* _WORK TO COMPLETE_:
Indicate only the number of lines in the listing below in which the word "React" appears.

**** INFORMATION SUPPLIED

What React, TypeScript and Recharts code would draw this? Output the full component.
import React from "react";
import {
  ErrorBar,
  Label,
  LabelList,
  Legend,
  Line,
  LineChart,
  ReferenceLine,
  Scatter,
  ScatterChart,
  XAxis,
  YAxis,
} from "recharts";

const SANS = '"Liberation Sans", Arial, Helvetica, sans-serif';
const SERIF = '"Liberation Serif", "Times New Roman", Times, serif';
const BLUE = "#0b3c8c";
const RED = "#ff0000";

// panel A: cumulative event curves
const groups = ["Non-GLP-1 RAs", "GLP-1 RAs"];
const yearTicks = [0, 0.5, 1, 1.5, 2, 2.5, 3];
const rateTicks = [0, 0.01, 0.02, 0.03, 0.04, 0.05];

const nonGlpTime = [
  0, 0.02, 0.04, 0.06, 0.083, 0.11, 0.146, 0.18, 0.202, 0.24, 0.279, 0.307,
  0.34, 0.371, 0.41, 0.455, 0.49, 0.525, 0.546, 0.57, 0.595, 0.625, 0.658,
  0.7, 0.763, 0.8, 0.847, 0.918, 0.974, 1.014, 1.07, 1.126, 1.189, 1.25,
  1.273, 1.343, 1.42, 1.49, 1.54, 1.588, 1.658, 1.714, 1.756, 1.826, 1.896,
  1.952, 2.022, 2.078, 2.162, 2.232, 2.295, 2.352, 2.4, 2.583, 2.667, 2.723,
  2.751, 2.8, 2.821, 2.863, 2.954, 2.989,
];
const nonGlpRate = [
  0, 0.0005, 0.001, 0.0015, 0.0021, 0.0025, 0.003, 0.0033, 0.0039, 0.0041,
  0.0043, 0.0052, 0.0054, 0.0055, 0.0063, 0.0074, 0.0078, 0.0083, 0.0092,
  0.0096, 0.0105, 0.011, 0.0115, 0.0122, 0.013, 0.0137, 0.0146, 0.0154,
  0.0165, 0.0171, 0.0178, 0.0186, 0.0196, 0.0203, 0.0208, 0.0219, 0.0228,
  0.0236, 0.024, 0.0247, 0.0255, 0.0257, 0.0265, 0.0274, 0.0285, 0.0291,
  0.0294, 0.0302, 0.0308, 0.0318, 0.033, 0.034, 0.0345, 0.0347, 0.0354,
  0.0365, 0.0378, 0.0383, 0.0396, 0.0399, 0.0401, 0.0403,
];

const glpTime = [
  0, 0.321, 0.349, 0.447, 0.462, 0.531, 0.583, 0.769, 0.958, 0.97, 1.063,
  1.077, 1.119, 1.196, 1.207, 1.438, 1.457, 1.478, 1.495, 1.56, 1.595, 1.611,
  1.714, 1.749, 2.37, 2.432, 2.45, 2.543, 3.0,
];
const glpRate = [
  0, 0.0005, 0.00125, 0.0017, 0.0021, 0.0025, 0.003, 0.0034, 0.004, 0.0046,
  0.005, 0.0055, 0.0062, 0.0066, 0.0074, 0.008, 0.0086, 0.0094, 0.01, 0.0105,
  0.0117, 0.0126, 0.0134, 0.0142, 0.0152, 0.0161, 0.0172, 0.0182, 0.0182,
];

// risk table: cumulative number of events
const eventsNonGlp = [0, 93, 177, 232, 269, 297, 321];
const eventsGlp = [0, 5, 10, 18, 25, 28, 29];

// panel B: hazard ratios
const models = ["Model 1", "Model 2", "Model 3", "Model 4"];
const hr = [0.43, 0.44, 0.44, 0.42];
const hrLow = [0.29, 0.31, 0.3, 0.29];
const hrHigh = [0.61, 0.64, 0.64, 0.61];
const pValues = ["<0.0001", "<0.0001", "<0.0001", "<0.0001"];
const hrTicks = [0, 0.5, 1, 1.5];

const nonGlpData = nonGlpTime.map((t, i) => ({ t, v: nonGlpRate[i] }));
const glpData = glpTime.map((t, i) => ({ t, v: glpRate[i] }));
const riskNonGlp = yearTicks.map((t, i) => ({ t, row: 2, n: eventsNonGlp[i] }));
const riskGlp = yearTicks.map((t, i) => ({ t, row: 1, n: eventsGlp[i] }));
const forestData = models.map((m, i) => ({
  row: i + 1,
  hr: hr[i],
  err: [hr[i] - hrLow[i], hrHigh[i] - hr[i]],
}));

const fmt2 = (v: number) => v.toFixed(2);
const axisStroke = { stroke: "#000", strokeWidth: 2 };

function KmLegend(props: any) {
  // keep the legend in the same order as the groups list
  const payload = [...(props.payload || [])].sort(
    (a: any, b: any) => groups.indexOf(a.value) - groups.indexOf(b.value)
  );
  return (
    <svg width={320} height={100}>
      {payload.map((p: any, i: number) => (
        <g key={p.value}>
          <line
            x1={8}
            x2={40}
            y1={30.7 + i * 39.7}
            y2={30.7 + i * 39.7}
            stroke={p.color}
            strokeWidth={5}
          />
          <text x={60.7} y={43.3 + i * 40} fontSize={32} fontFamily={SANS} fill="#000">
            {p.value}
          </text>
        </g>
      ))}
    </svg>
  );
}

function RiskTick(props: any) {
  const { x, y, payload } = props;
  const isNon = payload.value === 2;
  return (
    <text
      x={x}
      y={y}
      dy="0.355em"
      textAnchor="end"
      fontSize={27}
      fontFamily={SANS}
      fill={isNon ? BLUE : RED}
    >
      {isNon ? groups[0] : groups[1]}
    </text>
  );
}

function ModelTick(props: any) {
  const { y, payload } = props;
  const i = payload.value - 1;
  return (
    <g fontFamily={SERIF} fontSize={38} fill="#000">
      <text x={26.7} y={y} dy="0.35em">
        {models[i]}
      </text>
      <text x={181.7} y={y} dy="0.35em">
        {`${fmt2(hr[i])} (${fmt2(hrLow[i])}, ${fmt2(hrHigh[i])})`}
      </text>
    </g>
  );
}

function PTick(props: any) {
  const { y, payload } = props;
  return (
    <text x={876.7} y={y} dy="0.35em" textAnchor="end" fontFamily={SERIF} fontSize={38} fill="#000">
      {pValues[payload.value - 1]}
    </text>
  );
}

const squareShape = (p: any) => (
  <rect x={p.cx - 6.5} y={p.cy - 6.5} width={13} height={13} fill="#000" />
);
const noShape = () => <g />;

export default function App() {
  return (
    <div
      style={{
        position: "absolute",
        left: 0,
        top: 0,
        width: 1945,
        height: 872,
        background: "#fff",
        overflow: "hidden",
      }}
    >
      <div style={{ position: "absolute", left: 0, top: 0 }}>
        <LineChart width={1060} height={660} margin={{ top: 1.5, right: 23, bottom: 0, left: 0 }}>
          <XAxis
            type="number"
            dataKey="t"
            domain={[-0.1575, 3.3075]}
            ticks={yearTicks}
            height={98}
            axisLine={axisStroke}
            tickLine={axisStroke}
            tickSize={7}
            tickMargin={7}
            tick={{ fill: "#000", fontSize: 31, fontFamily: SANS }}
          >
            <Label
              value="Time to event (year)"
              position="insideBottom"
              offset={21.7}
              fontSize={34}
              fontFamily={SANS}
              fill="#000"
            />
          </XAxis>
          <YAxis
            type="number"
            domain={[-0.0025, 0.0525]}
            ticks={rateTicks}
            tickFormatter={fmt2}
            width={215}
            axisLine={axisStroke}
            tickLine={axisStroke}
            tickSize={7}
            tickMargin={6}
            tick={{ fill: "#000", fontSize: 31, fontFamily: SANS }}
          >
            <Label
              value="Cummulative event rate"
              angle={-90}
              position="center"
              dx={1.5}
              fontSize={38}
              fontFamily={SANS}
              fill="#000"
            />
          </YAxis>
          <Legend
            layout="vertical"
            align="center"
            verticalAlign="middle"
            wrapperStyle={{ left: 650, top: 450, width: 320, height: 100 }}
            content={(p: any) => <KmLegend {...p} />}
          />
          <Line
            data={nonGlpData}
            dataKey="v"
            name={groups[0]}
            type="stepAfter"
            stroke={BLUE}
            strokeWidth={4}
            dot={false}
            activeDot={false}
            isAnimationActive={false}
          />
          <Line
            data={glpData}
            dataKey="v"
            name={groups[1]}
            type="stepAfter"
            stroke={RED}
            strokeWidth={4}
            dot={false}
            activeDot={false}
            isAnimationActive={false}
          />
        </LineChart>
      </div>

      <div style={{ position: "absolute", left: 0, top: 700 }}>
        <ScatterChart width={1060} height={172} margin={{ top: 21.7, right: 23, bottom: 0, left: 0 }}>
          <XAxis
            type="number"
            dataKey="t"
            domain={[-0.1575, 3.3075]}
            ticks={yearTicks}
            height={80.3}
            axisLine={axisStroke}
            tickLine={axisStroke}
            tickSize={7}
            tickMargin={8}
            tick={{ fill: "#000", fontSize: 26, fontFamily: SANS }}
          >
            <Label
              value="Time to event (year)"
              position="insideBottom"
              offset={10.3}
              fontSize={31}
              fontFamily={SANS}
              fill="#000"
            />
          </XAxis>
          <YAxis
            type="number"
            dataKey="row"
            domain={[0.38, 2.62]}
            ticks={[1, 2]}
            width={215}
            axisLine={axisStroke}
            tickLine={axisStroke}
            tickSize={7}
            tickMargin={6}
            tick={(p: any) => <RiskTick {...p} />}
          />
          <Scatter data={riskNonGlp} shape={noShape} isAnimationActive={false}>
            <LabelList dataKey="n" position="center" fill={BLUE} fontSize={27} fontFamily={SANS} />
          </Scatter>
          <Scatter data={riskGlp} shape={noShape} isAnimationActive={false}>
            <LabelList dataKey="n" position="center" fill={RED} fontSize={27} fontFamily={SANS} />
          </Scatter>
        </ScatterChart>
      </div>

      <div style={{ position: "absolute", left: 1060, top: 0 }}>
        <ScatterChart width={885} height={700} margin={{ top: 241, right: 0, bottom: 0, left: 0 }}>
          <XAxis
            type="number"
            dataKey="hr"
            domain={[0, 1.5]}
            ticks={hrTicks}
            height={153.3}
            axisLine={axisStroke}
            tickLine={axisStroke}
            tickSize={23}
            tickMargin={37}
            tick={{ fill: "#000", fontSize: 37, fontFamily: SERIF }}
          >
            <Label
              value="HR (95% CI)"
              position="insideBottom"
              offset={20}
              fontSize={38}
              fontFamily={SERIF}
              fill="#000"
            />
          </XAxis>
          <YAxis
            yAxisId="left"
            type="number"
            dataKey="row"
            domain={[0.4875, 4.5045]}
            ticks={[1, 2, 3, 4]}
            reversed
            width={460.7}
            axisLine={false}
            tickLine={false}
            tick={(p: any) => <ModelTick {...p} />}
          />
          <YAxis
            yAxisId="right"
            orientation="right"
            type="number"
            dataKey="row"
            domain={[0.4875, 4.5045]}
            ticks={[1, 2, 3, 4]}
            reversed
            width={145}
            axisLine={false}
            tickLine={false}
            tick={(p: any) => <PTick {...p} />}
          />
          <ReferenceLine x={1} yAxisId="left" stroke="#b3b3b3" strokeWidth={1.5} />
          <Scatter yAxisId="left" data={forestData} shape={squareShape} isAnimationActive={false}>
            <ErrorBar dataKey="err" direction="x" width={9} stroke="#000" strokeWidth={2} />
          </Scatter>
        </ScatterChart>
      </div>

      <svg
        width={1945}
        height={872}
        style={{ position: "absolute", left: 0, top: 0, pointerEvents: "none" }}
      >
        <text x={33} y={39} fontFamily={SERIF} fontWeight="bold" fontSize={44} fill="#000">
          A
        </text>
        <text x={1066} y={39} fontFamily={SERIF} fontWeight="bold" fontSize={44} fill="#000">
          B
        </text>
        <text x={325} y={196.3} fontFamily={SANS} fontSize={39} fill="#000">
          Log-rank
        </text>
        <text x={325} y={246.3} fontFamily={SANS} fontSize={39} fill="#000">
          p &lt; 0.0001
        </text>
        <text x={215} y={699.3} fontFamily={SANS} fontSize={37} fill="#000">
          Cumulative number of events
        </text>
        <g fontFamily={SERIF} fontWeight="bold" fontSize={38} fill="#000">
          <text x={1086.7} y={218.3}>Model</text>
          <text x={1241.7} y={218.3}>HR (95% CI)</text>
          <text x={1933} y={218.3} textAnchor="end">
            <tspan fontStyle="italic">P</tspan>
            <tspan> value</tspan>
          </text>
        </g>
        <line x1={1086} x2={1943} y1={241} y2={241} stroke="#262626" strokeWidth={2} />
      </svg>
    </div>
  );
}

********

* _THE REPLY_:
2